No hay que ser adivino para predecir que Doñana será un desierto. Y lo será no por factores climáticos o naturales, sino por obra y gracia de la estulticia humana y del egoísmo materialista de la sociedad en la que vivimos, solo interesada en el rédito inmediato y el máximo beneficio, aunque ello suponga pan para hoy y hambre para mañana.

Su transformación en una área estéril, seca, tórrida y vacía no sucederá al cabo de milenios de evolución geológica y climática, sino de forma progresivamente acelerada, de pocas décadas, en virtud de la mano del hombre y su sinrazón económica, medioambiental y política.

Porque, aunque es cierto que la debida preservación del Parque de Doñana plantea problemas sociales y económicos a la comarca, al restringir unos usos y una actividad centrados en la agricultura de regadíos que debería de ser compatible y sostenible con la existencia de un espacio natural protegido, no se consigue escapar a la dicotomía de una cosa o la otra.

Al parecer, no hay medios ni voluntad, ni antes ni ahora, para compatibilizar ambas necesidades, las ecológicas y las productivas, y ofrecer alternativas que permitan la conservación de un espacio natural junto a la garantía económica y laboral de los pueblos del entorno que carecen de más medios de vida que la agricultura.

Y ello pasa por llevar agua al Parque no para ampliar regadíos sino para alimentar sus recursos hídricos y contrarrestar la falta de precipitaciones.

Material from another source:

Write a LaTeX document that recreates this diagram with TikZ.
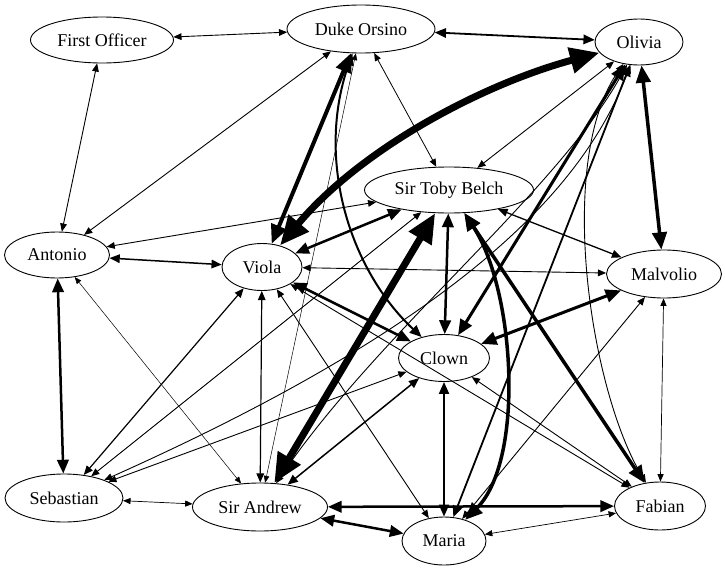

Y por disminuir el número de regadíos, cerrar los pozos ilegales y estimular, con rebajas fiscales, subvenciones e infraestructuras, la instalación de empresas, cuya actividad no sea perjudicial al medio ambiente, que ofrezcan una alternativa socioeconómica a una población obligada a abandonar sus cultivos tradicionales.

Si en la actualidad no hay agua ni subterránea ni superficial, si los científicos nacionales y foráneos advierten del “insostenible punto crítico” por el que atraviesa la reserva y si una sequía extrema está dejando el acuífero en niveles nunca vistos y los embalses medio vacíos, la sorprendente decisión de la Junta de Andalucía de legalizar cerca de mil hectáreas de nuevos regadíos va en contra del Parque de Doñana y a favor de su transformación irremediable en desierto.

Lo que perjudicaría a la postre, aunque parezca contradictorio, a los propios agricultores por la degradación, erosión, aridificación y desertización de un territorio que acabará afectando al suelo limítrofe destinado a labores agrícolas.

Asistiremos entonces a un caso más de empobrecimiento y destrucción de ecosistemas bajo el impacto del hombre, que se sumará a los 12 millones de hectáreas que cada año se pierden por la desertización del suelo. Tal será el legado que dejaremos a las generaciones futuras: el desierto de Doñana.